• _Information supplied_:
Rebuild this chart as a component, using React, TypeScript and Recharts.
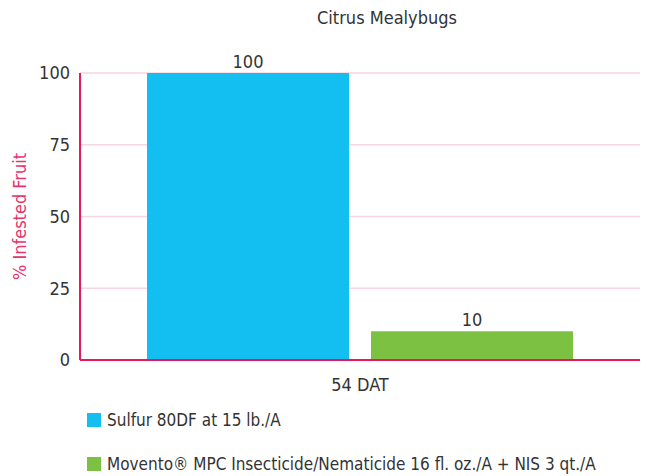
import { BarChart, Bar, XAxis, YAxis, CartesianGrid, Legend, LabelList } from "recharts";

const categories = ["54 DAT"];
const sulfur = [100];
const movento = [10];
const yTicks = [0, 25, 50, 75, 100];

const seriesOrder = ["sulfur", "movento"];
const seriesNames: Record<string, string> = {
  sulfur: "Sulfur 80DF at 15 lb./A",
  movento: "Movento\u00AE MPC Insecticide/Nematicide 16 fl. oz./A + NIS 3 qt./A",
};

const data = categories.map((c, i) => ({ name: c, sulfur: sulfur[i], movento: movento[i] }));

const FONT = "'DejaVu Sans Condensed', 'Liberation Sans', sans-serif";
const PINK = "#E5195B";
const GRID = "#F9D5E1";
const TEXT = "#333333";

const LegendBox = ({ payload }: any) => {
  const items = [...(payload || [])].sort(
    (a: any, b: any) => seriesOrder.indexOf(a.dataKey) - seriesOrder.indexOf(b.dataKey)
  );
  return (
    <div style={{ fontFamily: FONT, fontSize: 17, color: TEXT, paddingTop: 8 }}>
      {items.map((p: any) => (
        <div key={p.dataKey} style={{ display: "flex", alignItems: "center", height: 44 }}>
          <span style={{ width: 14, height: 14, background: p.color, marginRight: 6, display: "inline-block" }} />
          <span>{seriesNames[p.dataKey]}</span>
        </div>
      ))}
    </div>
  );
};

export default function App() {
  return (
    <div style={{ position: "absolute", left: 0, top: 0, background: "#fff" }}>
      <BarChart
        width={654}
        height={476}
        data={data}
        margin={{ top: 73, right: 14, left: 0, bottom: 2 }}
        barCategoryGap={67}
        barGap={22}
        style={{ fontFamily: FONT }}
      >
        <text x={387} y={24} textAnchor="middle" fontSize={18} fill={TEXT} fontFamily={FONT}>
          Citrus Mealybugs
        </text>
        <CartesianGrid vertical={false} stroke={GRID} strokeWidth={1.5} />
        <XAxis
          dataKey="name"
          axisLine={{ stroke: PINK, strokeWidth: 2 }}
          tickLine={false}
          height={30}
          tick={{ fontSize: 18, fill: TEXT, fontFamily: FONT }}
          tickMargin={12}
        />
        <YAxis
          width={80}
          domain={[0, 100]}
          ticks={yTicks}
          axisLine={{ stroke: PINK, strokeWidth: 2 }}
          tickLine={false}
          tick={{ fontSize: 18, fill: TEXT, fontFamily: FONT }}
          tickMargin={4}
          label={{
            value: "% Infested Fruit",
            angle: -90,
            position: "insideLeft",
            offset: 20,
            style: { textAnchor: "middle", fill: "#E8336D", fontSize: 18, fontFamily: FONT },
          }}
        />
        <Legend
          verticalAlign="bottom"
          align="left"
          content={<LegendBox />}
          wrapperStyle={{ paddingLeft: 87, height: 84 }}
        />
        <Bar dataKey="sulfur" fill="#13BEF0" isAnimationActive={false}>
          <LabelList dataKey="sulfur" position="top" fill={TEXT} fontSize={18} fontFamily={FONT} offset={5} />
        </Bar>
        <Bar dataKey="movento" fill="#7CC142" isAnimationActive={false}>
          <LabelList dataKey="movento" position="top" fill={TEXT} fontSize={18} fontFamily={FONT} offset={5} />
        </Bar>
      </BarChart>
    </div>
  );
}
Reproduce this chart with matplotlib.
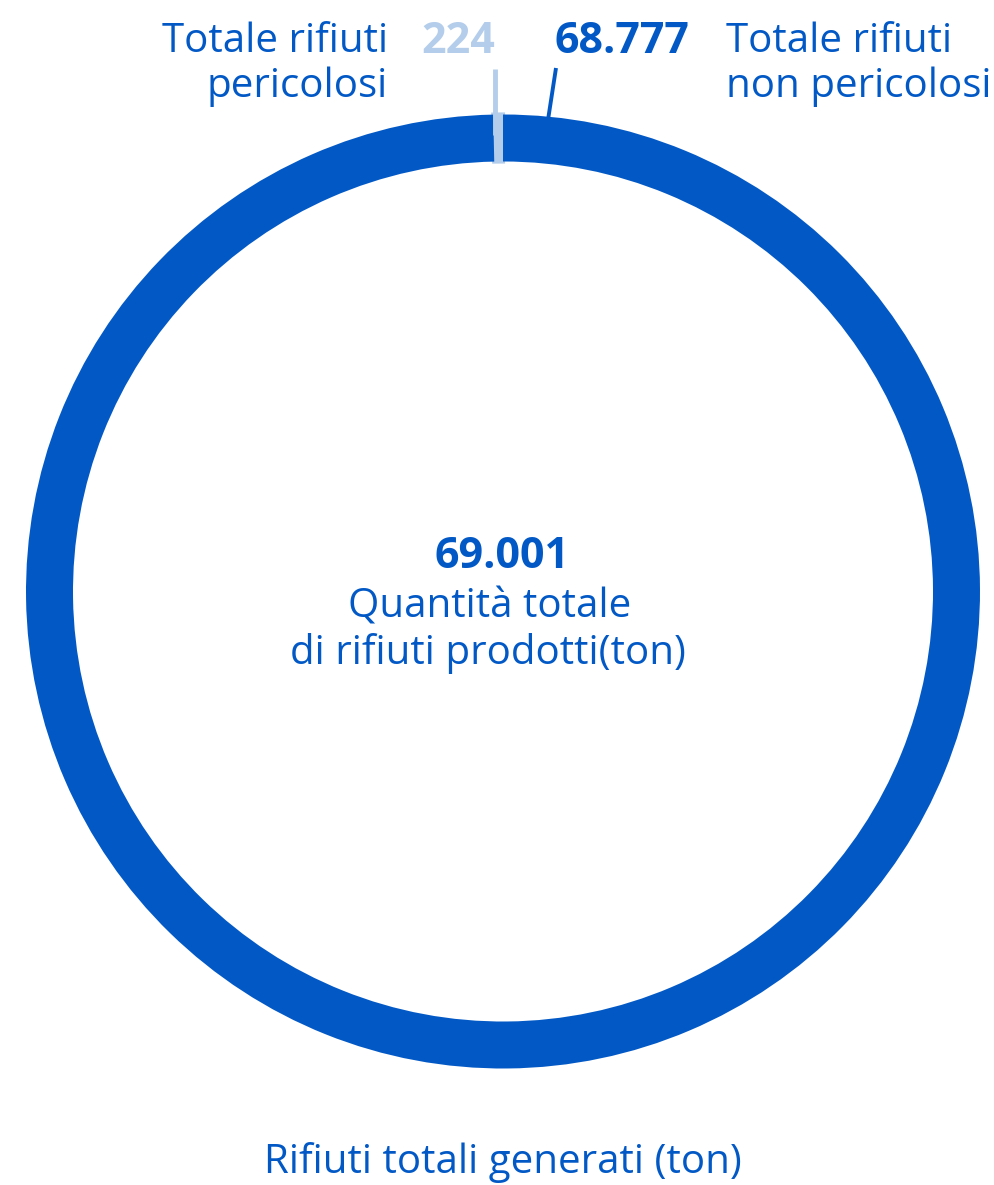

• _Written exercise_:
Reproduce the data above word for word from its first line through the line that holds "const yTicks = [0, 25, 50, 75, 100];", both ends included; skip pictures.

• _Complete response_:
Rebuild this chart as a component, using React, TypeScript and Recharts.
import { BarChart, Bar, XAxis, YAxis, CartesianGrid, Legend, LabelList } from "recharts";

const categories = ["54 DAT"];
const sulfur = [100];
const movento = [10];
const yTicks = [0, 25, 50, 75, 100];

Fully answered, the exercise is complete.